** begin **

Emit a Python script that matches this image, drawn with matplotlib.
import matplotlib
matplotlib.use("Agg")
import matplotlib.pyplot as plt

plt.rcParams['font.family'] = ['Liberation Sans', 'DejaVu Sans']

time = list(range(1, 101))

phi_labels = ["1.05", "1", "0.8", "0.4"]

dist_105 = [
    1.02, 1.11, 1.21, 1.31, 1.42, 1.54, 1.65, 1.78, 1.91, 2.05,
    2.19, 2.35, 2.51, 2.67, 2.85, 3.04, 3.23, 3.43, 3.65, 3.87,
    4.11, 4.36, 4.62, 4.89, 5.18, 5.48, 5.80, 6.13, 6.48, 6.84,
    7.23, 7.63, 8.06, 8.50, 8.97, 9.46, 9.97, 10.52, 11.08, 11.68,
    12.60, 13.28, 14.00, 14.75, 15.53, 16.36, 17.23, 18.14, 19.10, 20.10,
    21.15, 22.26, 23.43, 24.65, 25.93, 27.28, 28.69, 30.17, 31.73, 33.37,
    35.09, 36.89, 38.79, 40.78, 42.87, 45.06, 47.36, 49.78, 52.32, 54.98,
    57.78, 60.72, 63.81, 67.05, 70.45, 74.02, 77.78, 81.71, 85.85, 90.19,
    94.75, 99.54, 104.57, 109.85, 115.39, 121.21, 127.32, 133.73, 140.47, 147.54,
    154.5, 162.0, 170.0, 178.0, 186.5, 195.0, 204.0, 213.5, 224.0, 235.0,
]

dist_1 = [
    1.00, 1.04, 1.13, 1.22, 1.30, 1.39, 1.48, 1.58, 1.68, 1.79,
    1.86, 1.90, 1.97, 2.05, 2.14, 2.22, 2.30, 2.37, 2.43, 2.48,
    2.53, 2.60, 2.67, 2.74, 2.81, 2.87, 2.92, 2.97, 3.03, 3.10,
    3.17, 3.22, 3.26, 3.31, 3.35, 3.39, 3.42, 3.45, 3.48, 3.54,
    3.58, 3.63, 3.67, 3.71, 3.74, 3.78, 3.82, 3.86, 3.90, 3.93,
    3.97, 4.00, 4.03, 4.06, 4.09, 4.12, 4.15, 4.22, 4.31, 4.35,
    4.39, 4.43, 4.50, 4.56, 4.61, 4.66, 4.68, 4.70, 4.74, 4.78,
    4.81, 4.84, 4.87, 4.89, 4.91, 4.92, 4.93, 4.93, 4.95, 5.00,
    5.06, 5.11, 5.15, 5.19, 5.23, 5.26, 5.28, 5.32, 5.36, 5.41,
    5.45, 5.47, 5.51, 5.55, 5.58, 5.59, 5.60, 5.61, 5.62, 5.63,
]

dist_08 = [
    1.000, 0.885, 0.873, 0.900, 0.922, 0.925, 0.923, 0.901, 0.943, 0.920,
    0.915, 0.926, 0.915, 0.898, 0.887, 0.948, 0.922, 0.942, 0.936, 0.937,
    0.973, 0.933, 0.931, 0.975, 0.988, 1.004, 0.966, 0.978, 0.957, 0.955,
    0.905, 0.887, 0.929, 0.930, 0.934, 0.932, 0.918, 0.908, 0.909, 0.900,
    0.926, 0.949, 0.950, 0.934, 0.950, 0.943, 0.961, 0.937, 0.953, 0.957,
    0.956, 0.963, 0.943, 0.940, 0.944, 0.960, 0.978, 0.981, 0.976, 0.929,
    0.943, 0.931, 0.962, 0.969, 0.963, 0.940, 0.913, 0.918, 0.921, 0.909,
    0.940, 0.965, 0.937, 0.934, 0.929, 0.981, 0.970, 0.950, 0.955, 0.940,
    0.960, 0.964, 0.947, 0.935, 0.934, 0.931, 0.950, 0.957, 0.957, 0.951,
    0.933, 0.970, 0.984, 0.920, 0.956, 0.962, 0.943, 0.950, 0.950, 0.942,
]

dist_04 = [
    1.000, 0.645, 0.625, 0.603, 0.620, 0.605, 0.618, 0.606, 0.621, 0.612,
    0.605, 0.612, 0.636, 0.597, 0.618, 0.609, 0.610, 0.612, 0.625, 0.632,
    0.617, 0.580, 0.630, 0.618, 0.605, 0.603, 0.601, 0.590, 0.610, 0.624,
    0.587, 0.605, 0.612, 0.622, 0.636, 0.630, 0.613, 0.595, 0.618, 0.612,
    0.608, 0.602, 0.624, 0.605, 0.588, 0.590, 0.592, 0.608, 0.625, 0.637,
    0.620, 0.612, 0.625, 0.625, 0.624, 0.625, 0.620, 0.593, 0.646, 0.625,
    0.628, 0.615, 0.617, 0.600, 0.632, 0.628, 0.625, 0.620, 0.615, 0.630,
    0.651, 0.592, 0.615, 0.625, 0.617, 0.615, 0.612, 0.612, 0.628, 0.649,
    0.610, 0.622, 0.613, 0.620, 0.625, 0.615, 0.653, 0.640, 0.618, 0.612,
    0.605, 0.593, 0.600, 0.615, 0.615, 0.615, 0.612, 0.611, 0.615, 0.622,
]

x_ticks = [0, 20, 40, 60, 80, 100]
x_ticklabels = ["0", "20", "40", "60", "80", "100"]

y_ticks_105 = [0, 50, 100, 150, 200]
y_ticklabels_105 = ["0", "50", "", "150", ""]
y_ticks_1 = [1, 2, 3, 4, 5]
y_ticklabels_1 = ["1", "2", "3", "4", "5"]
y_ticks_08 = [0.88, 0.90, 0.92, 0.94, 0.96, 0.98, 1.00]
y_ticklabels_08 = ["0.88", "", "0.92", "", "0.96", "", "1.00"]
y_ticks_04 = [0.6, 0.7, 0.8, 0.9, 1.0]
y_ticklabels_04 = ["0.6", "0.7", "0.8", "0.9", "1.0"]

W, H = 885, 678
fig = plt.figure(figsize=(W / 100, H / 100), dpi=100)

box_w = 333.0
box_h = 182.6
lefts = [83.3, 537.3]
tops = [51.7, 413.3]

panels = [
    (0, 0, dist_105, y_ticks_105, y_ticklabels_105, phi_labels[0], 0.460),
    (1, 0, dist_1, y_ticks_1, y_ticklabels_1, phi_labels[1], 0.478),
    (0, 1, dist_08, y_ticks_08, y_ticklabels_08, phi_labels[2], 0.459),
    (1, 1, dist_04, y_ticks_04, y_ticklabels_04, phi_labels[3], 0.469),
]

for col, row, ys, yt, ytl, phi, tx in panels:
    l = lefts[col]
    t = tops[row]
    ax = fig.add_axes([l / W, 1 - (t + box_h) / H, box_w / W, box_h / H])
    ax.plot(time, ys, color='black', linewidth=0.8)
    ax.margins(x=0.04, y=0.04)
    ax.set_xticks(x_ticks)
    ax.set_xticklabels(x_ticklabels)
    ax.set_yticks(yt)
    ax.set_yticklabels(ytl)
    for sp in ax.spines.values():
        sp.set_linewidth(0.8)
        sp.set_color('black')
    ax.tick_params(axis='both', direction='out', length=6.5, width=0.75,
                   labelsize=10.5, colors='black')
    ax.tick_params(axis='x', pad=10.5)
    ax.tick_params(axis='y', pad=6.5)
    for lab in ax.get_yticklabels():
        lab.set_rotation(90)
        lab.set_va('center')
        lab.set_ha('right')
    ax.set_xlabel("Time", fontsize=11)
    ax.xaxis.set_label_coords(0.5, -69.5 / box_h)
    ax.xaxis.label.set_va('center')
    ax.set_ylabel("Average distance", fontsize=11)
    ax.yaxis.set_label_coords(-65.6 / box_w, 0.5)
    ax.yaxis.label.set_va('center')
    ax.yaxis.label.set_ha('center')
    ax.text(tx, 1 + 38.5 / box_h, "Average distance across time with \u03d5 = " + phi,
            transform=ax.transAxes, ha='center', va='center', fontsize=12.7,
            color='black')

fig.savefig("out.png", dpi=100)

** end **

◆ **Requirements**: Determine the number of lines in the listing that hold the word "with", and supply that number and nothing further.

◆ **Solution below**: 2